Low-emission Transportation and the Path to Scale – Takeaways from Cleantech Forum San Francisco
At this year’s Cleantech Forum San Francisco, we were on the road in Palm Springs as well as on screen for those who could not join us in person. Over two weeks, I hosted four transportation sessions, covering heavy-duty transportation, EV charging, maritime shipping and hydrogen.
A recurring theme was how crucial the next five to ten years will be to keep warming below two degrees Celsius and avoid the disastrous impacts of the climate crisis. Decarbonization is no longer reserved for the vanguards of sustainability. Climate change is the biggest threat to every industry and is underpinning every strategic discussion. Corporate and government commitments to reach net zero emissions are driving the market, and now low-emission technologies need to scale up.
With net zero emissions and keeping global warming below 1.5 degrees Celsius as guiding principles, key areas to keep an eye on over the next few years will be scale up of infrastructure to support low-emission transportation, increasing attention on hard-to-abate sectors, including aviation, maritime and heavy-duty trucks and equipment and innovation and investment in vehicle components and fuels.
Subsidies and grants are critical for supporting first movers and enabling progress
Demand for low-emission vehicles is rapidly increasing, both for private and commercial vehicles. However, the higher purchase cost is a barrier to early adoption. Government subsidies and grants are needed to help early adopters get over the hump, achieve economies of scale and bring costs down to enable mass market adoption. Although EVs provide a lower total cost of ownership over a vehicle’s life due to lower fuel and maintenance costs, higher purchase costs inhibit adoption for capital-constrained buyers, such as low-income vehicle owners and industries with already tight margins, such as heavy-duty trucking.
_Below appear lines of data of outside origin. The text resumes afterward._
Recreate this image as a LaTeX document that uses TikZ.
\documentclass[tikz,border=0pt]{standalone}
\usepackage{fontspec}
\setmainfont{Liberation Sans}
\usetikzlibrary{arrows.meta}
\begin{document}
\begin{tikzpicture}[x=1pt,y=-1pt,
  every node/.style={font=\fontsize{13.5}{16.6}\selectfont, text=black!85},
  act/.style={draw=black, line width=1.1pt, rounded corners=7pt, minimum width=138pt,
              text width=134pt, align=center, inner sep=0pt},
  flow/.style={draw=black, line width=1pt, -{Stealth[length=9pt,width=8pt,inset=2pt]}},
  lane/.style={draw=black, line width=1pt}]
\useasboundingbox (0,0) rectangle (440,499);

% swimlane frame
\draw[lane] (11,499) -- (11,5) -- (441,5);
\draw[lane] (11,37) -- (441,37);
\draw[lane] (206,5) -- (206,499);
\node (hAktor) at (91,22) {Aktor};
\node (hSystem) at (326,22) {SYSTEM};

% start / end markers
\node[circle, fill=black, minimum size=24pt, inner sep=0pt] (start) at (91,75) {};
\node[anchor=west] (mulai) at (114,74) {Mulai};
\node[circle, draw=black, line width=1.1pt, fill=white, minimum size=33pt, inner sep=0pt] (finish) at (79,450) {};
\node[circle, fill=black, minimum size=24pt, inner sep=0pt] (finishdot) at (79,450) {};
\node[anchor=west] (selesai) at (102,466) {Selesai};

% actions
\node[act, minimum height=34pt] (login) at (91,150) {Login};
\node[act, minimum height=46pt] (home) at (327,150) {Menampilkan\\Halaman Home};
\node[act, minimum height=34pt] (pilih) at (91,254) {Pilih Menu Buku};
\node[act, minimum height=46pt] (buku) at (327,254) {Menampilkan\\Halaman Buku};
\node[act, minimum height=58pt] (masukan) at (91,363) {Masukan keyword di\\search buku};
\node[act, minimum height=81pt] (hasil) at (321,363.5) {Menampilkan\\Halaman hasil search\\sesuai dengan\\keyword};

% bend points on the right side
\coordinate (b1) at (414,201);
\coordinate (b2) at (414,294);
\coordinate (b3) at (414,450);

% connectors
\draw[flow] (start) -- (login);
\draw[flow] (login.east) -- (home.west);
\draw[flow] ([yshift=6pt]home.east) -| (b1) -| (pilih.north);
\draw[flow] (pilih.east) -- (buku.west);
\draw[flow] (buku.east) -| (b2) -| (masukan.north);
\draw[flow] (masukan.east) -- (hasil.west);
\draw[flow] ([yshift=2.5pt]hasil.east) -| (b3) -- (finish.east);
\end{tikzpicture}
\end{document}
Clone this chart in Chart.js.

There is no silver bullet, a suite of solutions is needed
For maritime shipping, heavy duty off-road and on-road trucking and even aviation, decarbonization will be more difficult than lighter duty sectors, such as passenger cars and micromobility. Requirements such as long range, large payloads and weight make battery electric propulsion difficult for many heavy-duty sectors. In order to reduce emissions, a suite of solutions will be needed, including low-emission fuels such as hydrogen, green ammonia and green ethanol.
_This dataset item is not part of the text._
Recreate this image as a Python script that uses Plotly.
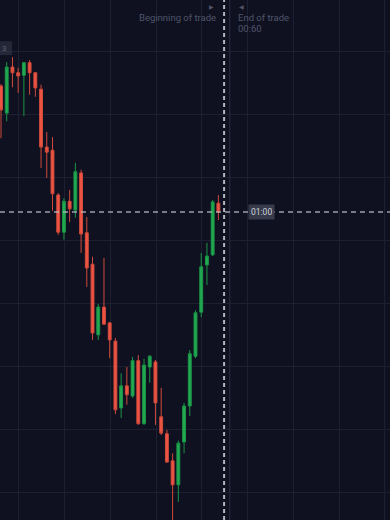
import plotly.graph_objects as go

# ---- data (price units: one grid step = 10) ----
candle_index = list(range(39))
open_ = [64.6, 60.3, 67.6, 66.7, 66.3, 68.3, 66.7, 64.1, 54.9, 54.4,
         47.3, 41.4, 46.3, 44.9, 50.8, 41.3, 36.3, 25.1, 29.5, 27.0,
         24.1, 13.5, 17.0, 15.4, 21.0, 11.0, 20.0, 20.8, 12.1, 9.4,
         5.1, 1.3, 8.1, 13.8, 21.7, 28.7, 36.2, 37.8, 46.0]
high = [64.9, 68.4, 69.2, 67.5, 68.4, 68.7, 66.8, 64.8, 57.3, 56.5,
        47.6, 46.8, 48.1, 52.4, 51.3, 43.8, 37.5, 30.0, 37.3, 27.1,
        24.6, 19.0, 20.0, 21.6, 21.9, 21.3, 21.9, 21.1, 16.7, 10.0,
        6.3, 8.3, 14.3, 22.7, 29.0, 38.1, 39.7, 46.5, 47.3]
low = [56.3, 59.0, 64.4, 63.5, 59.8, 63.2, 62.9, 51.6, 50.0, 44.8,
       41.0, 40.2, 43.0, 43.7, 38.1, 32.7, 24.3, 24.3, 26.7, 21.4,
       12.5, 11.9, 14.0, 15.1, 10.8, 10.8, 17.5, 10.8, 9.2, 4.8,
       -5.1, -1.4, 6.3, 12.2, 21.4, 27.9, 33.0, 37.6, 43.3]
close = [60.8, 67.6, 66.7, 66.2, 68.3, 66.7, 64.3, 54.9, 54.1, 47.5,
         41.4, 46.3, 45.1, 51.0, 41.1, 35.7, 25.4, 29.5, 26.8, 24.3,
         13.2, 17.0, 15.6, 21.0, 11.0, 20.3, 21.7, 14.3, 9.5, 4.9,
         1.3, 7.9, 13.8, 22.1, 28.6, 35.9, 37.6, 46.2, 44.6]

current_price = 44.6
trade_start = 39
trade_end = 40
left_price_label = 70.6
begin_text = "Beginning of trade"
end_text = "End of trade"
end_time = "00:60"
timer_text = "01:00"

BG = "#0f1120"
GRID = "#1c2030"
TEXT_GREY = "#50556a"

fig = go.Figure()
fig.add_trace(go.Candlestick(
    x=candle_index, open=open_, high=high, low=low, close=close,
    increasing=dict(line=dict(color="#1b9446", width=1), fillcolor="#22aa52"),
    decreasing=dict(line=dict(color="#cf4a3b", width=1), fillcolor="#ef5544"),
    whiskerwidth=0, hoverinfo="skip", showlegend=False,
))

fig.update_layout(
    width=390, height=520,
    margin=dict(l=0, r=0, t=0, b=0),
    paper_bgcolor=BG, plot_bgcolor=BG,
    boxgap=0.28,
    showlegend=False,
    xaxis=dict(range=[-0.175, 68.0], showgrid=True, gridcolor=GRID, gridwidth=1,
               tick0=3.1, dtick=8, showticklabels=False, zeroline=False,
               rangeslider=dict(visible=False), ticks=""),
    yaxis=dict(range=[-4.29, 78.25], showgrid=True, gridcolor=GRID, gridwidth=1,
               tick0=0, dtick=10, showticklabels=False, zeroline=False, ticks=""),
    font=dict(family="Roboto, sans-serif"),
)

# trade window lines
fig.add_shape(type="line", xref="x", yref="paper", x0=trade_end, x1=trade_end, y0=0, y1=1,
              line=dict(color="#2a2f42", width=1), layer="below")
fig.add_shape(type="line", xref="x", yref="paper", x0=trade_start, x1=trade_start, y0=0, y1=1,
              line=dict(color="rgba(220,223,232,0.8)", width=2, dash="4px,3px"))
# current price line
fig.add_shape(type="line", xref="paper", yref="y", x0=0, x1=1, y0=current_price, y1=current_price,
              line=dict(color="rgba(190,194,206,0.8)", width=1.5, dash="5px,4px"))
# left cut-off price label box
fig.add_shape(type="rect", xref="paper", yref="y", x0=-0.02, x1=0.031,
              y0=left_price_label - 1.1, y1=left_price_label + 1.1,
              fillcolor="rgba(58,62,78,0.5)", line=dict(width=0))
fig.add_annotation(x=0, xref="paper", y=left_price_label, yref="y", text="3",
                   showarrow=False, xanchor="left", xshift=0,
                   font=dict(size=8, color="#5d6274"))

# top labels
fig.add_annotation(x=trade_start, xref="x", y=1, yref="paper", yshift=-17, text=begin_text,
                   showarrow=False, xanchor="right", yanchor="middle", xshift=-6,
                   font=dict(size=9.5, color=TEXT_GREY))
fig.add_annotation(x=trade_end, xref="x", y=1, yref="paper", yshift=-17, text=end_text,
                   showarrow=False, xanchor="left", yanchor="middle", xshift=6,
                   font=dict(size=9.5, color=TEXT_GREY))
fig.add_annotation(x=trade_end, xref="x", y=1, yref="paper", yshift=-28, text=end_time,
                   showarrow=False, xanchor="left", yanchor="middle", xshift=6,
                   font=dict(size=9.5, color=TEXT_GREY))
fig.add_annotation(x=trade_start, xref="x", y=1, yref="paper", yshift=-6, text="▶",
                   showarrow=False, xanchor="right", yanchor="middle", xshift=-8,
                   font=dict(size=6, color=TEXT_GREY))
fig.add_annotation(x=trade_end, xref="x", y=1, yref="paper", yshift=-6, text="◀",
                   showarrow=False, xanchor="left", yanchor="middle", xshift=7,
                   font=dict(size=6, color=TEXT_GREY))

# timer label on the price line
fig.add_annotation(x=45.6, xref="x", y=current_price, yref="y", text=timer_text,
                   showarrow=False, xanchor="center", yanchor="middle",
                   bgcolor="#363a4a", borderpad=2,
                   font=dict(size=8.5, color="#cfd2dc"))

fig.write_html("out.html")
However, challenges remain to make low-emission fuels commercially and technologically competitive for heavy-duty transport. More innovation is needed to ensure fuels are low emission and can scale to meet demand. Innovation is also needed in EV battery technology to improve viability for heavy-duty sectors. One company we heard from, ClearFlame Engines, is developing engine technology that allows diesel engines to run on any low-emission fuel. Innovations like this can help make a near-term impact on emissions and catalyze demand and innovation in low-emission fuels.
Ecosystems and partnerships will be key to building out infrastructure
Market demand signals are needed to trigger investment into fueling and charging infrastructure. One good example of this that we heard from Lee Kindberg at Maersk is the green shipping corridor between Los Angeles and Shanghai they are working on with partners. Another example mentioned by Joe Pratt from Zero Emission Industries was aggregating demand for hydrogen at ports to bring down fuel costs and create an investment case for fueling infrastructure. Even a small fleet of hydrogen-fueled tug boats could create significant demand for hydrogen, bringing down the cost of fuel for other users as well, such as cargo handling equipment and heavy-duty trucks.
For EV charging, several stakeholders, including automakers, electric utilities, EV charging network operators, real estate developers, energy management software innovators and even landlords will need to get involved and work together to intelligently plan for and build out charging infrastructure. One of the biggest bottlenecks for electrification currently, particularly for high-power fast charging, is the lengthy permitting and grid interconnection process. Increased collaboration and planning between stakeholders could help shorten that time and deploy charging infrastructure more quickly. In addition, there is a wide range of applications and use cases for EV charging, and a broad range of solutions is needed both for hardware and software to manage stations, maximize uptime, manage payment and billing and minimize costs for all stakeholders.